A territorial tax system only taxes income generated within the country's borders. Foreign-source income — dividends from foreign companies, interest from foreign bank accounts, rental income from foreign property, capital gains from foreign assets — is completely outside the tax base. Countries like Panama, Costa Rica, Georgia, Paraguay, and Hong Kong use territorial systems. For a passive investor with a $1,000,000 stock portfolio paying $40,000 in dividends annually: in a territorial tax country, that $40,000 is 0% taxed. In Germany, up to 26.4% tax applies. In France, up to 30% (PFU). The difference is $24,000–30,000/year for the same portfolio — simply from the choice of tax residency.
Q
Is Cyprus non-dom status legitimate and widely used?
Yes — Cyprus non-dom status is a legitimate, well-established part of Cyprus tax law. It is specifically designed to attract high-net-worth individuals and business owners to Cyprus. Non-dom status exempts qualifying residents from the Special Defence Contribution (SDC) — a 17% tax on dividend and interest income that only applies to domiciled Cyprus residents. Non-doms pay 0% SDC on foreign dividends and interest, regardless of amount. Cyprus has been an EU member since 2004, has an extensive tax treaty network, uses English as the language of business and law, and has a well-developed professional services sector. The non-dom regime has been operating since 2015 and is widely used by European business owners and investors.
Q
Which countries have no tax on dividend income?
Countries with no dividend withholding or personal tax on dividend income: UAE (0% on all income); Singapore (0% on dividends received by individuals — one-tier system means dividends are already taxed at corporate level); Hong Kong (0% on dividends); Cyprus non-dom (0% on foreign dividends under SDC exemption); Georgia (0% on dividends from foreign companies for individual residents); Malaysia (dividends from Malaysian companies tax-exempt for individuals since 2008 single-tier system). Countries with low dividend tax: Estonia (0% on retained profits, 20% when distributed); Netherlands (1.2% Box 3 wealth tax instead of dividend income tax); Belgium (30% but reduced 15% on first €833/year via VVPRbis for qualifying SME dividends).
Q
Can I move to a territorial tax country and stop paying tax on my investments?
In principle yes — if you genuinely relocate to a territorial tax country and establish tax residency there, your foreign-source passive income becomes 0% taxed in that country. The complications: (1) Your home country may still consider you a tax resident for some period after leaving — exit taxes may apply; (2) If your home country has a worldwide income system (USA, UK, Australia for first 5 years for departures), you may still owe tax at home even after moving; (3) Many high-tax countries have anti-avoidance rules targeting tax residents who move specifically to avoid tax; (4) Some countries require genuine economic ties to establish residency — you can't just visit briefly. Professional advice from both your home country and destination country tax advisors is essential before executing this strategy.
Q
What is the difference between a non-dom regime and a territorial tax system?

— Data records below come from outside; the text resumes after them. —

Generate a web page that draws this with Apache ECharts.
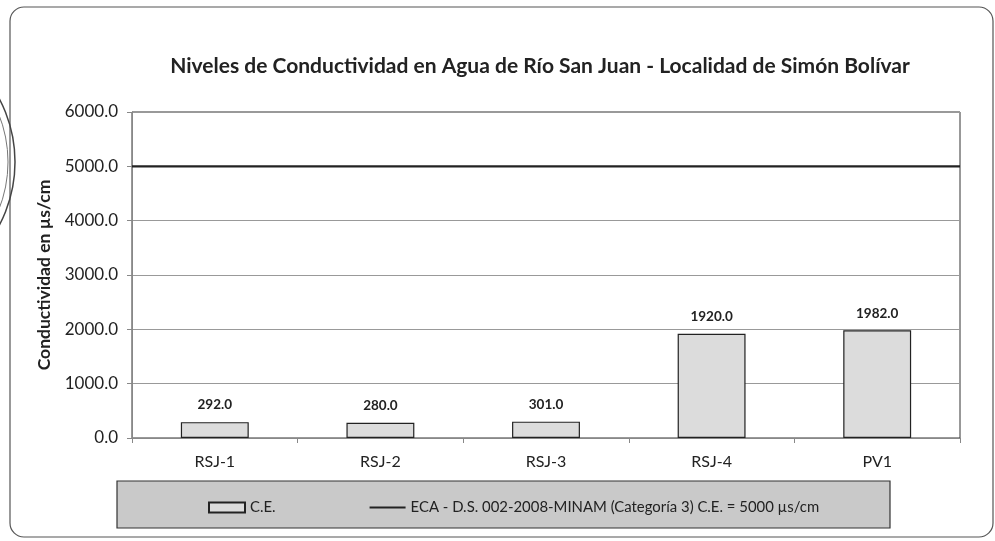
<!DOCTYPE html>
<html>
<head>
<meta charset="utf-8">
<script src="https://cdn.jsdelivr.net/npm/echarts@6/dist/echarts.min.js"></script>
<style>
  html, body { margin: 0; padding: 0; background: #fff; }
  #chart { width: 995px; height: 541px; }
</style>
</head>
<body>
<div id="chart"></div>
<script>
// ---------- data ----------
var categories = ["RSJ-1", "RSJ-2", "RSJ-3", "RSJ-4", "PV1"];
var ceValues = [292.0, 280.0, 301.0, 1920.0, 1982.0];
var ecaLimit = 5000;
var yTicks = { min: 0, max: 6000, step: 1000 };

var ceName = "C.E.";
var ecaName = "ECA - D.S. 002-2008-MINAM (Categoría 3) C.E. = 5000 µs/cm";
var FONT = "Lato";

var myChart = echarts.init(document.getElementById("chart"), null, { renderer: "canvas" });

var option = {
  backgroundColor: "#fff",
  animation: false,
  title: {
    text: "Niveles de Conductividad en Agua de Río San Juan - Localidad de Simón Bolívar",
    left: 535,
    textAlign: "center",
    top: 51,
    textStyle: { fontFamily: FONT, fontSize: 21, fontWeight: "bold", color: "#222" }
  },
  // outer frame, stamp edge and legend box
  graphic: [
    {
      type: "rect",
      shape: { x: 10, y: 7, width: 983, height: 530, r: 14 },
      style: { fill: "none", stroke: "#555", lineWidth: 1.2 },
      z: -10
    },
    {
      type: "circle",
      shape: { cx: -120, cy: 162, r: 135 },
      style: { fill: "none", stroke: "#444", lineWidth: 1.5 },
      z: -10
    },
    {
      type: "circle",
      shape: { cx: -120, cy: 162, r: 128 },
      style: { fill: "none", stroke: "#777", lineWidth: 1 },
      z: -10
    },
    {
      type: "rect",
      shape: { x: 117, y: 481, width: 773, height: 47 },
      style: { fill: "#c9c9c9", stroke: "#333", lineWidth: 1.2 },
      z: -5
    }
  ],
  legend: {
    left: 203,
    top: 495,
    itemWidth: 36,
    itemHeight: 10,
    itemGap: 93,
    textStyle: { fontFamily: FONT, fontSize: 14.9, color: "#222" },
    data: [{ name: ceName, icon: "rect" }, { name: ecaName }]
  },
  grid: {
    left: 132, right: 35, top: 112, bottom: 103,
    show: true, borderColor: "#333", borderWidth: 1, backgroundColor: "#fff"
  },
  xAxis: [
    {
      type: "category",
      data: categories,
      axisLine: { lineStyle: { color: "#888" } },
      axisTick: { show: true, length: 5, lineStyle: { color: "#888" } },
      axisLabel: { fontFamily: FONT, fontSize: 16, color: "#222", margin: 16 }
    },
    { type: "value", min: 0, max: 1, show: false }
  ],
  yAxis: {
    type: "value",
    min: yTicks.min,
    max: yTicks.max,
    interval: yTicks.step,
    name: "Conductividad en µs/cm",
    nameLocation: "middle",
    nameGap: 78,
    nameTextStyle: { fontFamily: FONT, fontSize: 17.5, fontWeight: "bold", color: "#222" },
    axisLine: { show: true, lineStyle: { color: "#888" } },
    axisTick: { show: true, length: 5, lineStyle: { color: "#888" } },
    axisLabel: {
      fontFamily: FONT, fontSize: 17, color: "#222", margin: 14,
      formatter: function (v) { return v.toFixed(1); }
    },
    splitLine: { lineStyle: { color: "#999", width: 1 } }
  },
  series: [
    {
      name: ceName,
      type: "bar",
      data: ceValues,
      barWidth: "41%",
      itemStyle: { color: "#dcdcdc", borderColor: "#222", borderWidth: 1.2 },
      label: {
        show: true, position: "top", distance: 10,
        fontFamily: FONT, fontSize: 13.5, fontWeight: "bold", color: "#222",
        formatter: function (p) { return p.value.toFixed(1); }
      }
    },
    {
      name: ecaName,
      type: "line",
      xAxisIndex: 1,
      data: [[0, ecaLimit], [1, ecaLimit]],
      symbol: "none",
      itemStyle: { color: "rgba(0,0,0,0)" },
      lineStyle: { color: "#222", width: 2.4 },
      z: 5
    }
  ]
};

myChart.setOption(option);
window.addEventListener("resize", myChart.resize);
</script>
</body>
</html>
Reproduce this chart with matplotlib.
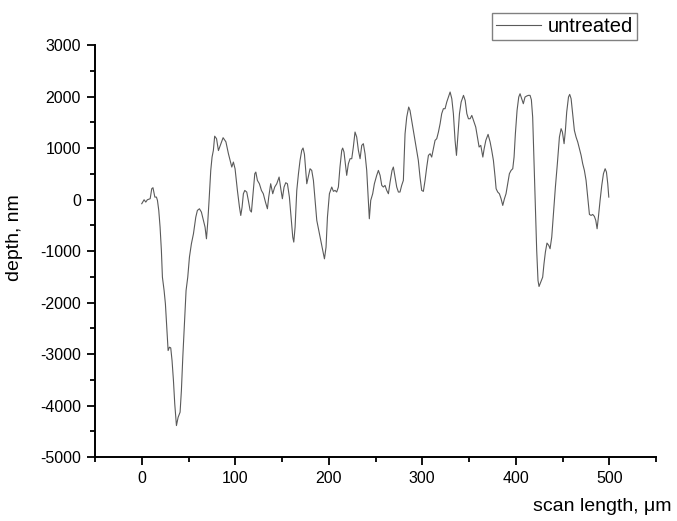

Both result in 0% tax on foreign-source income, but via different mechanisms. A territorial tax system taxes only income generated domestically — it doesn't matter if you're a domiciled citizen or recent immigrant. Panama, Costa Rica, and Georgia apply this to everyone. A non-domicile regime is an individual tax status applied to people who are resident but not domiciled in a country. UK non-dom status (now being phased out) historically allowed non-doms to claim the remittance basis — only taxing foreign income brought into the UK. Cyprus non-dom exempts only the Special Defence Contribution (on dividends/interest), while income tax still applies progressively. Malta non-dom means foreign income is tax-free unless remitted to Malta. The practical difference: territorial systems are generally simpler and apply universally; non-dom regimes involve more complexity and specific eligibility criteria.
Disclaimer:This guide provides general tax information for educational purposes only. Territorial tax rules, non-dom regimes, and residency requirements are complex and change frequently. Exit taxes, CFC rules, and home country obligations may apply. Always consult a qualified international tax professional before making any decisions based on this guide.